* Start Input rows *
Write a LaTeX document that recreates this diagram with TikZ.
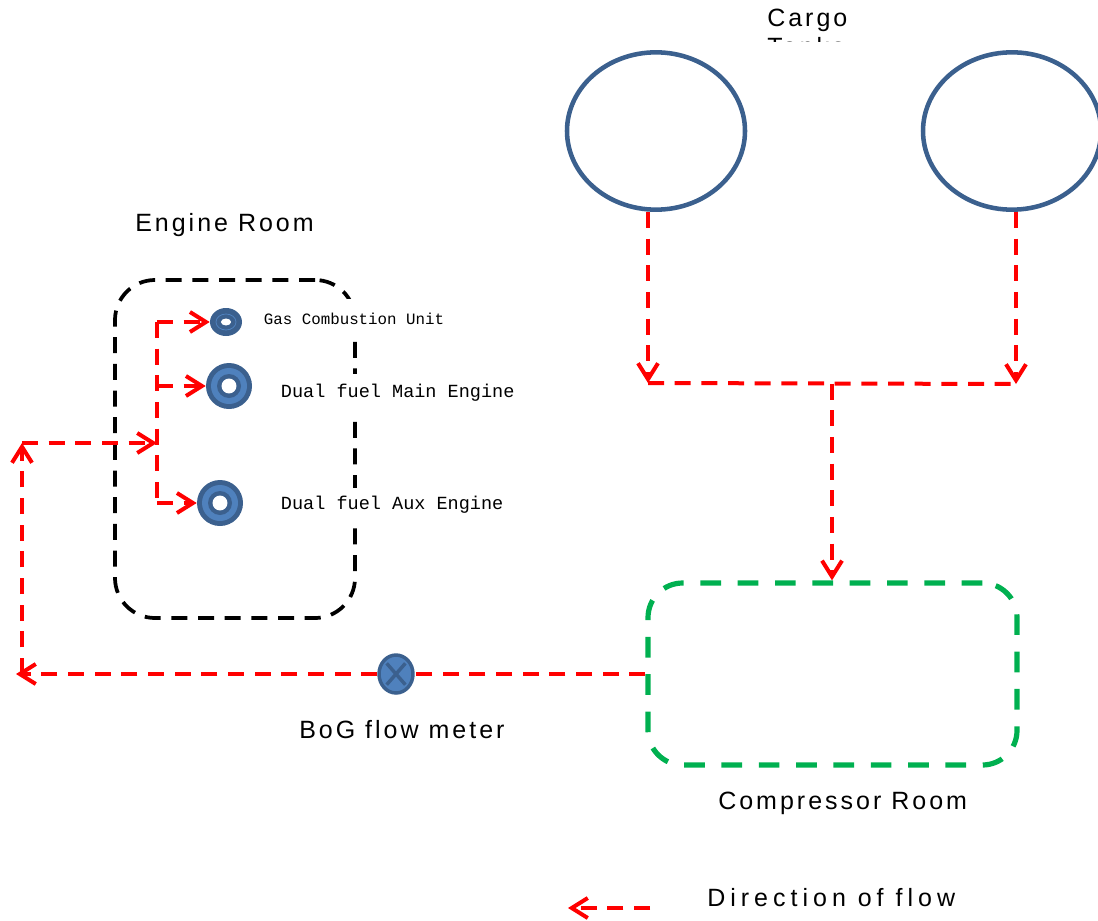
\documentclass[tikz,border=0pt]{standalone}
\usepackage{fontspec}
\setmainfont{Liberation Sans}
\newfontfamily\labelfont[LetterSpace=12]{Liberation Sans}
\newfontfamily\tagfont{Liberation Mono}
\usetikzlibrary{arrows.meta,shapes.geometric}

\definecolor{tankblue}{RGB}{59,96,142}
\definecolor{ringlight}{RGB}{79,129,189}
\definecolor{flowred}{RGB}{255,0,0}
\definecolor{roomgreen}{RGB}{0,176,80}

\begin{document}
\begin{tikzpicture}[x=0.75pt,y=-0.75pt,
  flow/.style={draw=flowred, line width=3pt, dash pattern=on 12pt off 8pt},
  flowarrow/.style={flow, -{Straight Barb[length=12pt,width=15pt]}},
  tank/.style={ellipse, draw=tankblue, line width=3.4pt, minimum width=133.5pt,
    minimum height=118pt, inner sep=0pt},
  engineroom/.style={draw=black, line width=2.8pt, dash pattern=on 12pt off 8pt,
    rounded corners=30pt, minimum width=180pt, minimum height=253.5pt},
  comproom/.style={draw=roomgreen, line width=3.9pt, dash pattern=on 15.5pt off 12.5pt,
    rounded corners=26pt, minimum width=276.75pt, minimum height=136.5pt},
  engine/.style={circle, fill=tankblue, minimum size=34.5pt, inner sep=0pt,
    path picture={
      \fill[ringlight] (path picture bounding box.center) circle[radius=13.5pt];
      \fill[tankblue] (path picture bounding box.center) circle[radius=9pt];
      \fill[white] (path picture bounding box.center) circle[radius=5.6pt];}},
  burner/.style={ellipse, fill=tankblue, minimum width=24pt, minimum height=21pt, inner sep=0pt,
    path picture={
      \draw[ringlight, line width=0.6pt] (path picture bounding box.center)
        ellipse[x radius=7.5pt, y radius=6pt];
      \fill[white] (path picture bounding box.center) ellipse[x radius=3.8pt, y radius=2.6pt];}},
  meter/.style={ellipse, fill=ringlight, draw=tankblue, line width=2.6pt,
    minimum width=25.5pt, minimum height=28.5pt, inner sep=0pt,
    path picture={
      \draw[tankblue, line width=2.6pt]
        ([shift={(-7pt,-8pt)}]path picture bounding box.center) --
        ([shift={(7pt,8pt)}]path picture bounding box.center)
        ([shift={(-7pt,8pt)}]path picture bounding box.center) --
        ([shift={(7pt,-8pt)}]path picture bounding box.center);}},
  roomlabel/.style={inner sep=0pt, anchor=base west,
    font=\labelfont\fontsize{18.75pt}{22pt}\selectfont},
  unitlabel/.style={fill=white, inner xsep=2pt, inner ysep=0pt, anchor=west,
    font=\tagfont\fontsize{13.9pt}{16pt}\selectfont},
]
\clip (0,0) rectangle (1098,920);

% cargo tanks and their caption
\node[tank] (tank1) at (656,131) {};
\node[tank] (tank2) at (1012,131) {};
\begin{scope}
  \clip (700,0) rectangle (900,42);
  \node[roomlabel] (cargo) at (767,27) {Cargo};
  \node[roomlabel] (tanks) at (767,56) {Tanks};
\end{scope}

% rooms
\node[engineroom] (er) at (235,449) {};
\node[comproom] (cr) at (832.5,674) {};

% junction points of the piping
\coordinate (j1) at (648,383);
\coordinate (j2) at (1016,384);
\coordinate (jm) at (832,383.5);
\coordinate (fmout) at (16,674);
\coordinate (corner) at (22,674);
\coordinate (up) at (22,443);
\coordinate (hub) at (157,443);
\coordinate (b1) at (157,322);
\coordinate (b2) at (157,386);
\coordinate (b3) at (157,503);
\coordinate (lgA) at (650,908);
\coordinate (lgB) at (568,908);

% consumers and the flow meter
\node[burner] (gcu) at (226,322) {};
\node[engine] (me) at (229,386) {};
\node[engine] (ae) at (220,503) {};
\node[meter] (fm) at (396,674) {};

% boil-off gas flow
\draw[flowarrow] (tank1.south -| j1) -- (j1);
\draw[flowarrow] (tank2.south -| j2) -- (j2);
\draw[flow] (j1) -- (j2);
\draw[flowarrow] (jm) -- (jm |- cr.north);
\draw[flow] (cr.west) -- (fm.east);
\draw[flowarrow] (fm.west) -- (fmout);
\draw[flowarrow] (corner) -- (up);
\draw[flowarrow] (up) -- (hub);
\draw[flow] (b1) -- (b3);
\draw[flowarrow] (b1) -- (gcu);
\draw[flowarrow] (b2) -- (me);
\draw[flowarrow] (b3) -- (ae);
\draw[flowarrow] (lgA) -- (lgB);

% labels
\node[roomlabel] (erlabel) at (135,231) {Engine Room};
\node[roomlabel] (crlabel) at (718,809) {Compressor Room};
\node[roomlabel] (fmlabel) at (299,738) {BoG flow meter};
\node[roomlabel, font=\labelfont\fontsize{18.75pt}{22pt}\addfontfeature{LetterSpace=20}]
  (lglabel) at (707,906) {Direction of flow};
\node[unitlabel, minimum height=30pt, font=\tagfont\fontsize{11.85pt}{14pt}\selectfont]
  (gculabel) at (261,319) {Gas Combustion Unit};
\node[unitlabel, minimum height=28pt] (melabel) at (278,393) {Dual fuel Main Engine};
\node[unitlabel, minimum height=25pt] (aelabel) at (278,505) {Dual fuel Aux Engine};
\end{tikzpicture}
\end{document}
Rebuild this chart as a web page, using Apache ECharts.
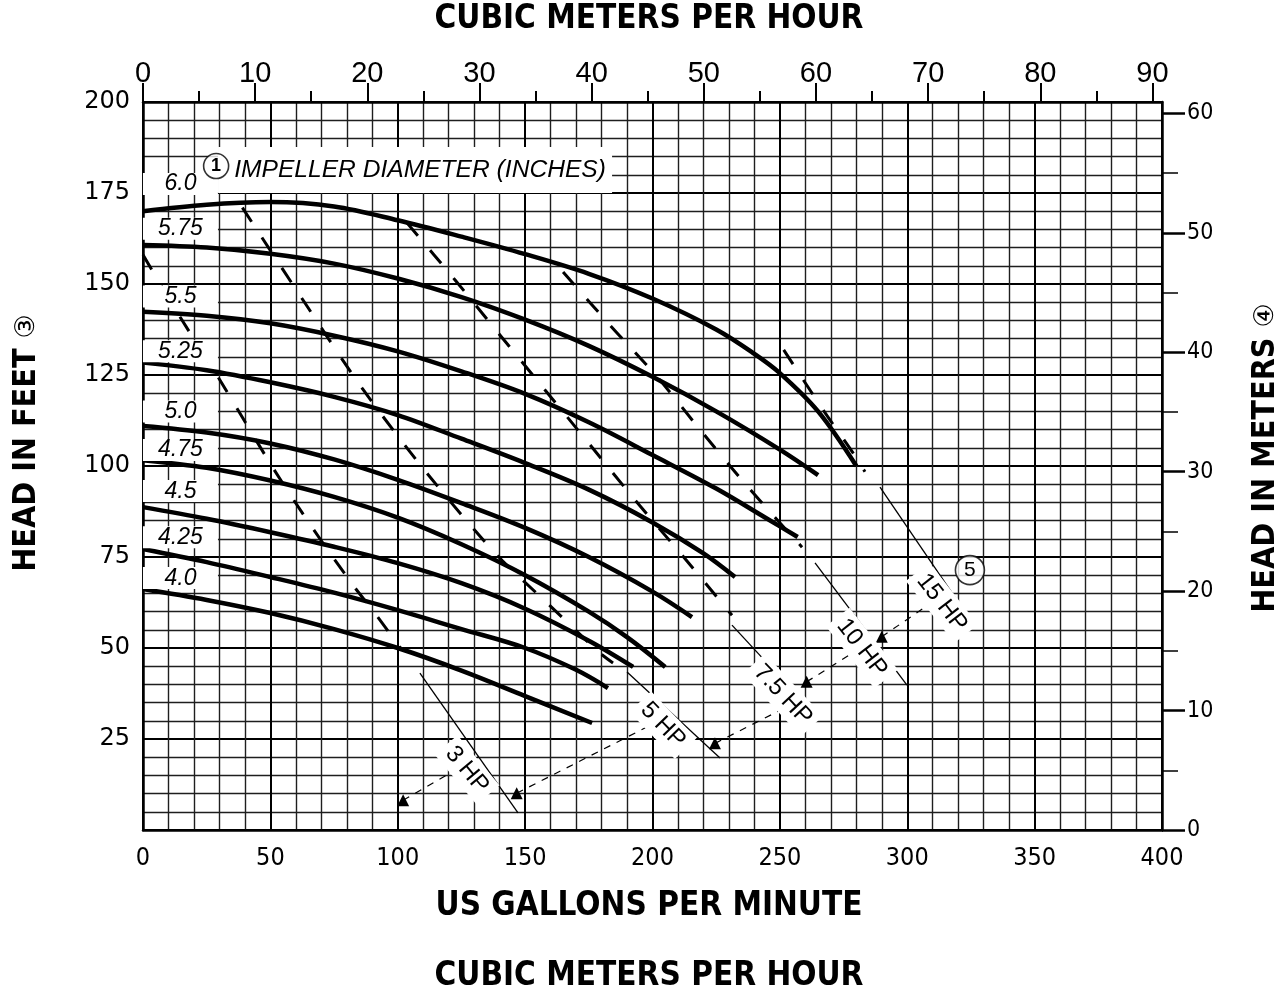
<!DOCTYPE html>
<html><head><meta charset="utf-8">
<script src="https://cdn.jsdelivr.net/npm/echarts@6/dist/echarts.min.js"></script>
<style>html,body{margin:0;padding:0;background:#fff}#c{width:1288px;height:992px}</style>
</head><body><div id="c"></div>
<script>
// ---------- data ----------
const GPM_MAX = 400, FT_MAX = 200;
const M3H_PER_GPM = 0.2271247, M_PER_FT = 0.3048;
const gpmLabels = [0,50,100,150,200,250,300,350,400];
const ftLabels = [25,50,75,100,125,150,175,200];
const topMajorTicks = [0,10,20,30,40,50,60,70,80,90];
const topMinorTicks = [5,15,25,35,45,55,65,75,85];
const rightMajorTicks = [0,10,20,30,40,50,60];
const rightMinorTicks = [5,15,25,35,45,55];

// impeller curves [gpm, ft]
const imp60  = [[0,170],[25,171.8],[50,172.5],[75,171.3],[100,167.5],[125,163],[150,158.2],[175,152.8],[200,146],[225,137.5],[240,130.8],[250,125.5],[265,115],[280,100]];
const imp575 = [[0,160.7],[25,160],[50,158.3],[75,155.6],[100,151.5],[125,146.4],[150,140.2],[175,133],[200,124.5],[225,115],[250,104.5],[265,97.5]];
const imp55  = [[0,142.4],[25,141.3],[50,139.2],[75,135.8],[100,131.5],[125,126],[150,119.8],[175,112],[200,103],[225,93.8],[245,85.5],[257,80.5]];
const imp525 = [[0,128.4],[25,126.3],[50,123],[75,119],[100,114],[125,107.5],[150,100.8],[175,93.5],[200,84.5],[220,76],[232.4,69.5]];
const imp50  = [[0,111],[25,109.2],[50,106.2],[75,101.8],[100,96.2],[125,89.8],[150,83],[175,75],[200,65.5],[215.5,58.5]];
const imp475 = [[0,101.6],[25,99.5],[50,96],[75,91.5],[100,85.8],[125,78.5],[150,70],[175,60],[190,53],[205,44.8]];
const imp45  = [[0,88.7],[25,85.5],[50,81.8],[75,77.8],[100,73.3],[125,67.8],[150,60.8],[175,52],[192.4,44.8]];
const imp425 = [[0,77.2],[25,73.6],[50,69.5],[75,65.2],[100,60.4],[125,55.2],[150,50],[170,44],[182.5,39]];
const imp40  = [[0,66.2],[25,63.2],[50,59.6],[75,55.2],[100,50],[125,43.8],[150,36.8],[176.3,29.4]];

// dashed power-limit lines
const pow1 = [[0,158],[14.5,141],[29.4,124.5],[51,99.5],[66.3,83.2],[82.4,67.3],[91,59.6],[101,50]];
const pow2 = [[39,171],[62.8,145.6],[86,121.4],[111.5,98],[139,75.5],[158.6,62.4],[179.4,48.6],[184.5,45.9]];
const pow3 = [[103.6,166.8],[122.5,151.1],[140.1,136],[157.8,120.9],[175.5,105.8],[193.1,90.7],[211.6,75.5],[231.2,59]];
const pow4 = [[164.9,153.3],[183.3,138.7],[201.8,124.5],[219.8,109],[237.5,94.2],[258.7,77.7]];
const pow5 = [[251.5,131.9],[267,115.4],[278.7,103.6],[283.4,98.4]];

// thin HP lines
const hp3  = [[108.7,43.1],[147.2,4.7]];
const hp5  = [[190,43.4],[226.5,19.8]];
const hp75 = [[231.2,56.3],[264.6,31]];
const hp10 = [[263.8,73.4],[299.9,39.8]];
const hp15 = [[289.3,94.2],[325.4,57.1]];

// leader arrows
const arrow1 = [[102.1,8.2],[131.8,20.2]];
const arrow2 = [[146.7,10.1],[208.2,32]];
const arrow3 = [[224.5,23.8],[258,35.7]];
const arrow4 = [[260.5,40.7],[286.6,52.2]];
const arrow5 = [[290,53.1],[316.8,65.9]];

// text labels [text, gpm, ft]
const impLabels = [["6.0",14.7,177.5],["5.75",14.7,165.2],["5.5",14.7,146.6],["5.25",14.7,131.5],["5.0",14.7,115.0],["4.75",14.7,104.4],["4.5",14.7,93.1],["4.25",14.7,80.4],["4.0",14.7,69.2]];
const titleLabel = ["IMPELLER DIAMETER (INCHES)",106.8,181.3];
const hpLabels = [["3 HP",127.2,16.5],["5 HP",204.1,28.8],["7.5 HP",251.2,37.1],["10 HP",282.2,50],["15 HP",313.6,62.4]];
const hpLabelRot = [-50,-46,-47,-52,-52];
const notes = [["1",28.7,182.4],["5",324.6,71.4]];

// ---------- chart ----------
const COND = '"DejaVu Sans Condensed","Liberation Sans",sans-serif';
const SANS = '"Liberation Sans",Arial,sans-serif';
const chart = echarts.init(document.getElementById('c'), null, {renderer:'canvas'});

const labelBase = {show:true, position:'inside', formatter:'{b}', color:'#000', opacity:1, textBorderWidth:0, textShadowBlur:0};
const series = [];
[imp60,imp575,imp55,imp525,imp50,imp475,imp45,imp425,imp40].forEach(d=>{
  series.push({type:'line', data:d, symbol:'none', smooth:0.35, lineStyle:{color:'#000', width:4.5}, z:4, silent:true});
});
[pow1,pow2,pow3,pow4,pow5].forEach(d=>{
  series.push({type:'line', data:d, symbol:'none', smooth:0.3, lineStyle:{color:'#000', width:3, type:[17,19], cap:'butt'}, z:3, silent:true});
});
[hp3,hp5,hp75,hp10,hp15].forEach(d=>{
  series.push({type:'line', data:d, symbol:'none', lineStyle:{color:'#000', width:1.3}, z:3, silent:true});
});
[arrow1,arrow2,arrow3,arrow4,arrow5].forEach(d=>{
  series.push({type:'line', showSymbol:true, symbol:'triangle', symbolSize:12,
    itemStyle:{color:'#000'},
    data:[{value:d[0]},{value:d[1], symbol:'none'}],
    lineStyle:{color:'#000', width:1.2, type:[7,7]}, z:3, silent:true});
});
series.push({type:'scatter', symbolSize:1, itemStyle:{color:'#fff'}, z:6, silent:true,
  data: impLabels.map(l=>({name:l[0], value:[l[1],l[2]]})),
  label:Object.assign({}, labelBase, {fontFamily:SANS, fontStyle:'italic', fontSize:23,
    backgroundColor:'#fff', width:75, height:22, lineHeight:22, align:'center', verticalAlign:'middle'})
});
series.push({type:'scatter', symbolSize:1, itemStyle:{color:'#fff'}, z:6, silent:true,
  data:[{name:titleLabel[0], value:[titleLabel[1],titleLabel[2]]}],
  label:Object.assign({}, labelBase, {fontFamily:SANS, fontStyle:'italic', fontSize:24.6,
    backgroundColor:'#fff', width:384, height:46, lineHeight:46, padding:[0,0,0,10], align:'center', verticalAlign:'middle'})
});
series.push({type:'scatter', symbolSize:1, itemStyle:{color:'#fff'}, z:6, silent:true,
  data: hpLabels.map((l,i)=>({name:l[0], value:[l[1],l[2]], label:{rotate:hpLabelRot[i]}})),
  label:Object.assign({}, labelBase, {fontFamily:SANS, fontSize:24,
    backgroundColor:'#fff', padding:[3,6], align:'center', verticalAlign:'middle'})
});
series.push({type:'scatter', symbol:'circle', z:7, silent:true,
  data: notes.map((n,i)=>({name:n[0], value:[n[1],n[2]], symbolSize: i===0?25:29,
     label:{fontWeight: i===0?'bold':'normal', fontSize: i===0?18:21}})),
  itemStyle:{color:'#fff', borderColor:'#000', borderWidth:1.6},
  label:Object.assign({}, labelBase, {fontFamily:SANS})
});

const gridRect = {left:143, right:126, top:102, bottom:162, containLabel:false};
const option = {
  animation:false,
  backgroundColor:'#fff',
  grid:[Object.assign({}, gridRect), Object.assign({}, gridRect)],
  xAxis:[
    {type:'value', gridIndex:0, position:'bottom', min:0, max:GPM_MAX, interval:50,
      axisLine:{show:true, onZero:false, lineStyle:{color:'#000', width:2.5}},
      axisTick:{show:false},
      axisLabel:{color:'#000', fontFamily:COND, fontSize:25, margin:16, customValues:gpmLabels},
      splitLine:{show:true, lineStyle:{color:'#000', width:2}},
      minorTick:{show:false, splitNumber:5},
      minorSplitLine:{show:true, lineStyle:{color:'#1e1e1e', width:1.4}}},
    {type:'value', gridIndex:0, position:'top', min:0, max:GPM_MAX*M3H_PER_GPM,
      axisLine:{show:true, onZero:false, lineStyle:{color:'#000', width:2.5}},
      axisTick:{show:true, inside:false, length:19, lineStyle:{color:'#000', width:2}, customValues:topMajorTicks},
      axisLabel:{show:true, color:'#000', fontFamily:SANS, fontSize:29, margin:14, customValues:topMajorTicks},
      splitLine:{show:false}},
    {type:'value', gridIndex:1, position:'top', min:0, max:GPM_MAX*M3H_PER_GPM,
      axisLine:{show:false, onZero:false},
      axisTick:{show:true, inside:false, length:11, lineStyle:{color:'#000', width:2}, customValues:topMinorTicks},
      axisLabel:{show:false},
      splitLine:{show:false}}
  ],
  yAxis:[
    {type:'value', gridIndex:0, position:'left', min:0, max:FT_MAX, interval:25,
      axisLine:{show:true, onZero:false, lineStyle:{color:'#000', width:2.5}},
      axisTick:{show:false},
      axisLabel:{color:'#000', fontFamily:'"DejaVu Sans",sans-serif', fontSize:24, margin:13, customValues:ftLabels},
      splitLine:{show:true, lineStyle:{color:'#000', width:2}},
      minorTick:{show:false, splitNumber:5},
      minorSplitLine:{show:true, lineStyle:{color:'#1e1e1e', width:1.4}}},
    {type:'value', gridIndex:0, position:'right', min:0, max:FT_MAX*M_PER_FT,
      axisLine:{show:true, onZero:false, lineStyle:{color:'#000', width:2.5}},
      axisTick:{show:true, inside:false, length:23, lineStyle:{color:'#000', width:2.5}, customValues:rightMajorTicks},
      axisLabel:{show:true, color:'#000', fontFamily:COND, fontSize:23, margin:25, customValues:rightMajorTicks},
      splitLine:{show:false}},
    {type:'value', gridIndex:1, position:'right', min:0, max:FT_MAX*M_PER_FT,
      axisLine:{show:false, onZero:false},
      axisTick:{show:true, inside:false, length:16, lineStyle:{color:'#000', width:1.5}, customValues:rightMinorTicks},
      axisLabel:{show:false},
      splitLine:{show:false}}
  ],
  graphic:[
    {type:'text', x:649, y:19, z:10, style:{text:'CUBIC METERS PER HOUR', fill:'#000', font:'bold 33px '+COND, textAlign:'center', textVerticalAlign:'middle'}},
    {type:'text', x:649, y:906, z:10, style:{text:'US GALLONS PER MINUTE', fill:'#000', font:'bold 33px '+COND, textAlign:'center', textVerticalAlign:'middle'}},
    {type:'text', x:649, y:976, z:10, style:{text:'CUBIC METERS PER HOUR', fill:'#000', font:'bold 33px '+COND, textAlign:'center', textVerticalAlign:'middle'}},
    {type:'text', x:27, y:443, rotation:Math.PI/2, z:10, style:{text:'HEAD IN FEET {c|③}', fill:'#000', font:'bold 32px '+COND, textAlign:'center', textVerticalAlign:'middle',
       rich:{c:{fontSize:27, fontWeight:'normal', fontFamily:'"DejaVu Sans",sans-serif', fill:'#000'}}}},
    {type:'text', x:1266, y:458, rotation:Math.PI/2, z:10, style:{text:'HEAD IN METERS {c|④}', fill:'#000', font:'bold 32px '+COND, textAlign:'center', textVerticalAlign:'middle',
       rich:{c:{fontSize:27, fontWeight:'normal', fontFamily:'"DejaVu Sans",sans-serif', fill:'#000'}}}}
  ],
  series: series
};
chart.setOption(option);
</script></body></html>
* End Input rows *
What is being asked - Count the lines in the material above where the string "this" appears, then state only that count.

Correct answer - 2